The unveiling of the Pillar of Shame was not without controversy in Taiwan, due to the fact that the Chinese name for the sculpture is along the lines of “Pillar of National Shame.” This raised questions as to Taiwan’s relation with China, in line with rising identity trends that lead many Taiwanese to not view themselves as Chinese. Similarly, in past years some Hong Kong localists had urged Hong Kongers not to commemorate the Tiananmen Square events, viewing the protests and subsequent crackdown as taking place in a foreign land.

Some of the speakers at the June 4th commemoration in Taiwan, particularly those with a background in post-Sunflower Movement activism, responded to such sentiments in their comments, which included criticisms from other pan-Green public figures such as DPP legislator Lin Ching-yi.

At the same time, the replica Pillar of Shame was defaced with black paint on the morning of June 12th by a 19-year-old man surnamed Lee. Lee denied having political motives and his reason for the vandalism remains unclear. Other signs of support for Hong Kong in Taiwan have also resulted in similar attacks. In October 2020, Aegis, a Taipei restaurant that sought to assist Hong Kongers in Taiwan, was invaded by four attackers who spread chicken feces throughout the kitchen. Eggs were thrown at a protest-themed exhibition in the Tainan Theological College and Seminary in December 2020, and in April 2020 Lam Wing-kee was splashed with red paint in a coffee shop.
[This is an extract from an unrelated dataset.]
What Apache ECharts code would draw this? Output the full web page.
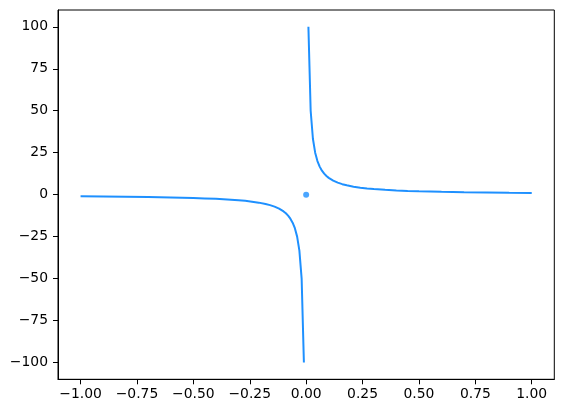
<!DOCTYPE html>
<html>
<head>
<meta charset="utf-8">
<script src="https://cdn.jsdelivr.net/npm/echarts@6/dist/echarts.min.js"></script>
<style>html,body{margin:0;padding:0;background:#fff;}#c{width:563px;height:413px;}</style>
</head>
<body>
<div id="c"></div>
<script>
// Curve values (left branch and right branch)
const xNeg = [-1, -0.9, -0.8, -0.7, -0.6, -0.5, -0.45, -0.4, -0.35, -0.3, -0.27, -0.24, -0.21, -0.18, -0.16, -0.14, -0.12, -0.1, -0.09, -0.08, -0.07, -0.06, -0.05, -0.04, -0.03, -0.02, -0.01];
const yNeg = [-1, -1.11, -1.25, -1.43, -1.67, -2, -2.22, -2.5, -2.86, -3.33, -3.7, -4.17, -4.76, -5.56, -6.25, -7.14, -8.33, -10, -11.1, -12.5, -14.3, -16.7, -20, -25, -33.3, -50, -100];
const xPos = [0.01, 0.02, 0.03, 0.04, 0.05, 0.06, 0.07, 0.08, 0.09, 0.1, 0.12, 0.14, 0.16, 0.18, 0.21, 0.24, 0.27, 0.3, 0.35, 0.4, 0.45, 0.5, 0.6, 0.7, 0.8, 0.9, 1];
const yPos = [100, 50, 33.3, 25, 20, 16.7, 14.3, 12.5, 11.1, 10, 8.33, 7.14, 6.25, 5.56, 4.76, 4.17, 3.7, 3.33, 2.86, 2.5, 2.22, 2, 1.67, 1.43, 1.25, 1.11, 1];
const dotX = [0];
const dotY = [0];
const xTicks = [-1, -0.75, -0.5, -0.25, 0, 0.25, 0.5, 0.75, 1];
const yTicks = [-100, -75, -50, -25, 0, 25, 50, 75, 100];

const color = '#1E90FF';
const pair = (xs, ys) => xs.map((x, i) => [x, ys[i]]);
const fmt = (v, d) => { const s = Math.abs(v).toFixed(d); return (v < 0 ? '\u2212' : '') + s; };

const chart = echarts.init(document.getElementById('c'), null, {renderer: 'canvas'});
const labelStyle = {color: '#000', fontFamily: 'DejaVu Sans', fontSize: 13.9};
chart.setOption({
  animation: false,
  backgroundColor: '#fff',
  grid: {left: 58, right: 8.7, top: 10, bottom: 33.7, show: true, borderColor: '#000', borderWidth: 1, backgroundColor: 'transparent'},
  xAxis: {
    type: 'value', min: -1.1, max: 1.1,
    splitLine: {show: false},
    axisLine: {show: true, onZero: false, lineStyle: {color: '#000', width: 1}},
    axisTick: {show: true, length: 5, inside: false, customValues: xTicks, lineStyle: {color: '#000', width: 1}},
    axisLabel: Object.assign({customValues: xTicks, margin: 8, formatter: v => fmt(v, 2)}, labelStyle)
  },
  yAxis: {
    type: 'value', min: -110, max: 110,
    splitLine: {show: false},
    axisLine: {show: true, onZero: false, lineStyle: {color: '#000', width: 1}},
    axisTick: {show: true, length: 5, inside: false, customValues: yTicks, lineStyle: {color: '#000', width: 1}},
    axisLabel: Object.assign({customValues: yTicks, margin: 10, formatter: v => fmt(v, 0)}, labelStyle)
  },
  series: [
    {type: 'line', data: pair(xNeg, yNeg), showSymbol: false, symbol: 'none', lineStyle: {color: color, width: 2}, smooth: false},
    {type: 'line', data: pair(xPos, yPos), showSymbol: false, symbol: 'none', lineStyle: {color: color, width: 2}, smooth: false},
    {type: 'scatter', data: pair(dotX, dotY), symbol: 'circle', symbolSize: 6, z: 5, itemStyle: {color: color}}
  ]
});
</script>
</body>
</html>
At both the June 4th and June 12th events, speakers brought up issues facing Hong Kong refugees in Taiwan. In particular, speakers sought to draw attention to the fact that Hong Kongers still do not have any permanent road to residency in Taiwan. As such, Hong Kongers who face political threats at home may be unable to stay in Taiwan if they lose their work, education, or employment status. Speakers noted that some Hong Kongers have already departed Taiwan as a result, traveling to the U.K. or other third countries or even risking a return to Hong Kong.

A residency plan from the Mainland Affairs Council would have allowed Hong Kongers to obtain permanent residency and a Republic of China ID after five years on a work permit if they make twice the minimum wage in their fifth year of residency. But this plan was dropped in late April after backlash from Lin Ching-yi and other pan-Green legislators from the DPP and NPP. Lin and other critics of the plan claimed that the bill would have potentially allowed for Chinese infiltrators to enter Taiwan, posing as Hong Kongers, although her comments were criticized by Hong Kong advocates who pointed out the means that already exist for Hong Kongers to obtain permanent residency in Taiwan.

President Tsai Ing-wen frequently raised the Hong Kong protests in campaigning for 2020 presidential elections, while also promising to carry out measures to assist Hong Kongers. This was used as a way to criticize the KMT, as the historically pro-unification party in Taiwanese politics, in light of Hong Kong’s worsening political outlook. Yet as Hong Kong’s political freedoms have continued to see a downturn in the years since, it is possible that Taiwanese increasingly view Hong Kong as simply being another part of China, and that measures assisting Hong Kongers are now questioned because of the view that Hong Kongers are de facto Chinese nationals.